"Uncertainly is affecting all countries in the world but I think on the positive side, governments, central banks and regulators have made it clear that we will do everything that we possibly can to maintain stability in the financial system,"
And that is what I'm afraid of.
Sound Familiar:
Monetarists, including Milton Friedman and current Federal Reserve System chairman Ben Bernanke, argue that the Great Depression was caused by monetary contraction, the consequence of poor policymaking by the American Federal Reserve System and continuous crisis in the banking system.

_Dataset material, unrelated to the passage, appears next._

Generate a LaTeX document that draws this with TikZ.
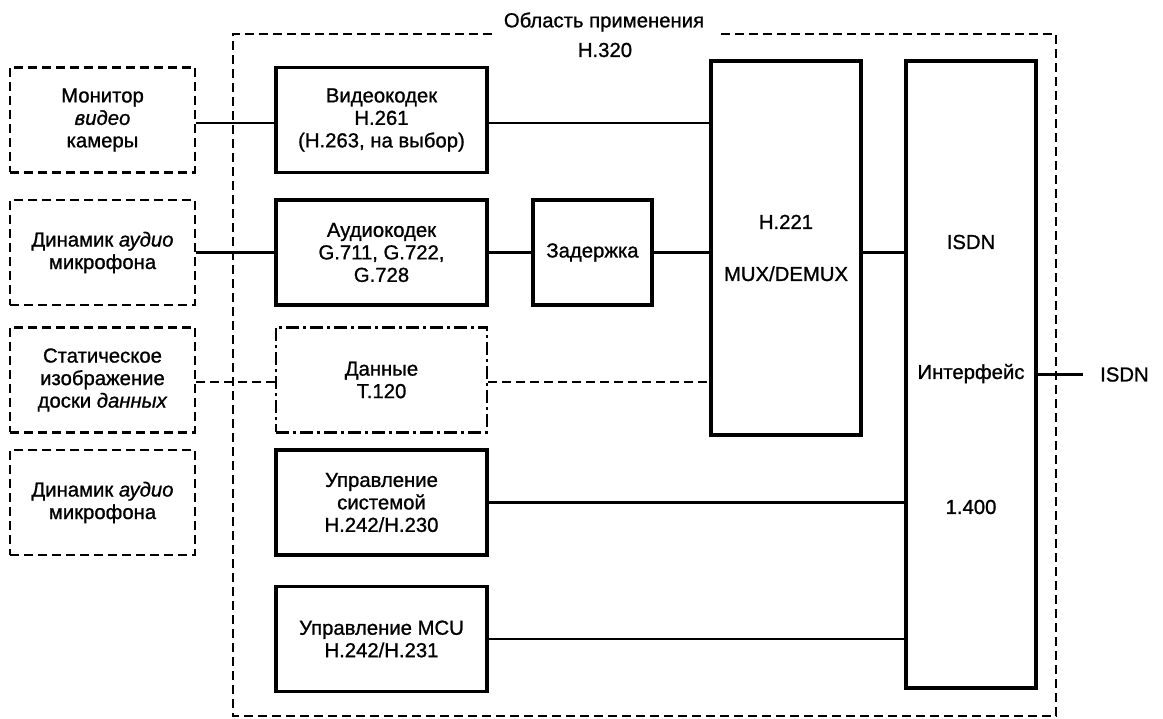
\documentclass[tikz,border=0pt]{standalone}
\usepackage{fontspec}
\setmainfont{Liberation Sans}[FakeBold=1]
\begin{document}
\begin{tikzpicture}[x=1pt,y=-1pt,
  every node/.style={font=\fontsize{20.3}{22.5}\selectfont, align=center, inner sep=0pt},
  blk/.style={draw, line width=3.2pt, minimum width=#1, minimum height=105pt},
  ext/.style={draw, line width=2.6pt, dash pattern=on 9pt off 5pt, minimum width=185pt, minimum height=105pt},
  dd/.style={draw, line width=2.6pt, dash pattern=on 13pt off 4pt on 3pt off 4pt, minimum width=211pt, minimum height=105pt},
  conn/.style={line width=2.8pt},
  dconn/.style={line width=2.8pt, dash pattern=on 9pt off 5pt},
  frame/.style={line width=2.6pt, dash pattern=on 9pt off 5pt}
]
\useasboundingbox (0,0) rectangle (1163,719);

% outer frame
\draw[frame] (492,34) -- (233,34) -- (233,716) -- (1056,716) -- (1056,34) -- (717,34);
\node (t1) at (604,22) {Область применения};
\node (t2) at (605,50) {H.320};

% external devices
\node[ext] (b1) at (102.5,120) {Монитор\\\textit{видео}\\камеры};
\node[ext] (b2) at (102.5,252.5) {Динамик \textit{аудио}\\микрофона};
\node[ext] (b3) at (102.5,380) {Статическое\\изображение\\доски \textit{данных}};
\node[ext] (b4) at (102.5,502.5) {Динамик \textit{аудио}\\микрофона};

% codecs
\node[blk=211pt] (vid) at (381.5,120) {Видеокодек\\H.261\\(H.263, на выбор)};
\node[blk=211pt] (aud) at (381.5,252.5) {Аудиокодек\\G.711, G.722,\\G.728};
\node[dd] (dat) at (381.5,380) {Данные\\T.120};
\node[blk=211pt] (upr) at (381.5,502.5) {Управление\\системой\\H.242/H.230};
\node[blk=211pt] (mcu) at (381.5,639) {Управление MCU\\H.242/H.231};
\node[blk=119pt] (del) at (592.5,252.5) {Задержка};
\node[blk=150pt, minimum height=374pt] (mux) at (786,248) {H.221\\[29.5pt]MUX/DEMUX};
\node[blk=130pt, minimum height=627pt] (isdn) at (971,374.5) {ISDN\\[107.5pt]Интерфейс\\[112.5pt]1.400};

\coordinate (out) at (1083,374.5);
\node[anchor=west] (isdnlbl) at (1100,374.5) {ISDN};

% connectors
\path ([yshift=-3pt]b1.east) coordinate (v0) ([yshift=-3pt]vid.east) coordinate (v1);
\draw[conn] (v0) -- (v0 -| vid.west);
\draw[conn] (v1) -- (v1 -| mux.west);
\draw[conn] (b2.east) -- (aud.west);
\draw[conn] (aud.east) -- (del.west);
\draw[conn] (del.east) -- (del.east -| mux.west);
\draw[conn] (del.east -| mux.east) -- (del.east -| isdn.west);
\path ([yshift=-2pt]b3.east) coordinate (d0) ([yshift=-2pt]dat.east) coordinate (d1);
\draw[dconn] (d0) -- (d0 -| dat.west);
\draw[dconn] (d1) -- (d1 -| mux.west);
\draw[conn] (upr.east) -- (upr.east -| isdn.west);
\draw[conn] (mcu.east) -- (mcu.east -| isdn.west);
\draw[conn] (isdn.east) -- (out);
\end{tikzpicture}
\end{document}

On this view the Federal Reserve, by not acting, allowed the money supply as measured by the M2 to shrink by one-third from 1929 to 1933. Friedman argued that the downward turn in the economy, starting with the stock market crash, would have been just another recession. The problem was that some large, public bank failures, particularly that of the Bank of the United States, produced panic and widespread runs on local banks, and that the Federal Reserve sat idly by while banks fell. He claimed that, if the Fed had provided emergency lending to these key banks, or simply bought government bonds on the open market to provide liquidity and increase the quantity of money after the key banks fell, all the rest of the banks would not have fallen after the large ones did, and the money supply would not have fallen as far and as fast as it did.
With significantly less money to go around, businessmen could not get new loans and could not even get their old loans renewed, forcing many to stop investing. This interpretation blames the Federal Reserve for inaction, especially the New York branch.